With cash advances and payday loans, you are faced with ridiculous interest rates that are likely to keep you swimming in debt. With a 401(k) loan, you might get a low interest rate, but you’re going to pay hefty taxes and penalties if you have trouble repaying the loan (you usually have 60 days to repay the loan if you’re no longer employed).
Contribute to your emergency fund without thinking about it
Frankly, we know it is tough to make it enjoyable to create an emergency fund. Remember, emergency funds take some time to set up. If you’re dragging your feet, automate your finances.
- Pick an online savings account. Go with an online savings account for higher interest rates, plus most of them don’t have monthly fees. MyBankTracker’s top choices include Ally Bank and MyCBB.

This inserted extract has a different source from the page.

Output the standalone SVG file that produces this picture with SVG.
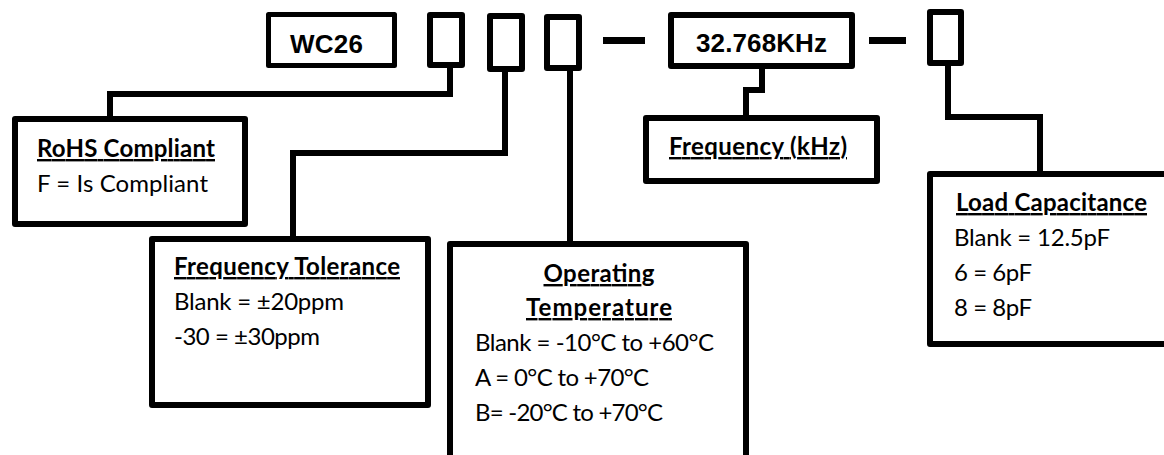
<svg xmlns="http://www.w3.org/2000/svg" width="1164" height="455" viewBox="0 0 1164 455">
  <style>
    .box { fill: #ffffff; stroke: #000000; stroke-width: 6; stroke-linejoin: round; }
    .thin { stroke-width: 5; }
    .conn { fill: none; stroke: #000000; stroke-width: 6; stroke-linejoin: miter; stroke-linecap: butt; }
    .code { font-family: "Liberation Sans", Arial, sans-serif; font-weight: bold; font-size: 26px; fill: #000000; }
    .hd { font-family: Lato, "Liberation Sans", sans-serif; font-weight: bold; font-size: 24px; fill: #000000; text-decoration: underline; }
    .tx { font-family: Lato, "Liberation Sans", sans-serif; font-size: 24px; fill: #000000; }
  </style>
  <rect x="0" y="0" width="1164" height="455" fill="#ffffff"/>

  <g id="connectors">
    <path class="conn" d="M450,68 V94 H110 V119"/>
    <path class="conn" d="M505,72 V153 H293 V239"/>
    <path class="conn" d="M570,71 V244"/>
    <path class="conn" d="M762,69 V90 H746 V118"/>
    <path class="conn" d="M948,66 V117 H1040 V174"/>
    <line class="conn" x1="603" y1="40.5" x2="645" y2="40.5" style="stroke-width:7"/>
    <line class="conn" x1="869" y1="40.5" x2="906" y2="40.5" style="stroke-width:7"/>
  </g>

  <g id="code-wc26">
    <rect class="box thin" x="268.5" y="14.5" width="126" height="51"/>
    <text class="code" x="290" y="53" textLength="73">WC26</text>
  </g>
  <g id="slot-rohs">
    <rect class="box" x="430" y="15" width="32" height="50"/>
  </g>
  <g id="slot-tolerance">
    <rect class="box" x="490" y="16" width="32" height="53"/>
  </g>
  <g id="slot-temperature">
    <rect class="box" x="547" y="17" width="32" height="51"/>
  </g>
  <g id="code-frequency">
    <rect class="box" x="671" y="15" width="181" height="51"/>
    <text class="code" x="696" y="52" textLength="131">32.768KHz</text>
  </g>
  <g id="slot-load">
    <rect class="box" x="930" y="12" width="31" height="51"/>
  </g>

  <g id="rohs">
    <rect class="box" x="15" y="119" width="230" height="105"/>
    <text class="hd" x="37" y="157" textLength="178">RoHS Compliant</text>
    <text class="tx" x="37" y="192" textLength="171">F = Is Compliant</text>
  </g>

  <g id="frequency-tolerance">
    <rect class="box" x="152" y="239" width="276" height="166"/>
    <text class="hd" x="174" y="275" textLength="226">Frequency Tolerance</text>
    <text class="tx" x="174" y="310" textLength="170">Blank = ±20ppm</text>
    <text class="tx" x="174" y="345" textLength="146">-30 = ±30ppm</text>
  </g>

  <g id="operating-temperature">
    <rect class="box" x="450" y="244" width="296" height="240"/>
    <text class="hd" x="599" y="282" text-anchor="middle" textLength="111">Operating</text>
    <text class="hd" x="599" y="316" text-anchor="middle" textLength="146">Temperature</text>
    <text class="tx" x="475" y="351" textLength="239">Blank = -10°C to +60°C</text>
    <text class="tx" x="475" y="386" textLength="174">A = 0°C to +70°C</text>
    <text class="tx" x="475" y="421" textLength="188">B= -20°C to +70°C</text>
  </g>

  <g id="frequency">
    <rect class="box" x="646" y="118" width="231" height="63"/>
    <text class="hd" x="669" y="155" textLength="178">Frequency (kHz)</text>
  </g>

  <g id="load-capacitance">
    <rect class="box" x="930" y="174" width="260" height="170"/>
    <text class="hd" x="956" y="211" textLength="191">Load Capacitance</text>
    <text class="tx" x="954" y="246" textLength="156">Blank = 12.5pF</text>
    <text class="tx" x="954" y="281" textLength="78">6 = 6pF</text>
    <text class="tx" x="954" y="316" textLength="78">8 = 8pF</text>
  </g>
</svg>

- Determine an amount to save each month. Total your bills and regular spending for the last two months. Find out how much extra money is left over each month and then designate a portion to your emergency fund. Start small, there’s nothing wrong with saving just $200 per month.
- Schedule automatic transfers from your checking account to the emergency fund. Set up a recurring monthly transfer so you don’t have to manually take action to save money. Or, split up part of your payroll direct deposit and route it to your emergency fund.
- Gradually increase over time. Once you feel more comfortable with the automatic transfers, increase the amount to speed up your progress. If you’re contributing $200 each month, increase it by $25 every three months.
When you’ve established your emergency fund, it doesn’t mean you should stop saving.
Go ahead and use the same method for all your other savings goals. Tip: try separate automatic transfers for each individual goal. (We know that online banks like Ally Bank and Capital One 360 let you create multiple savings accounts, so you can nickname each account for each goal.)
Building an emergency fund is just the beginning.
By eliminating much of the work required to save every month, you’ll eventually discover that it isn’t all too hard to stay focused on your financial goals.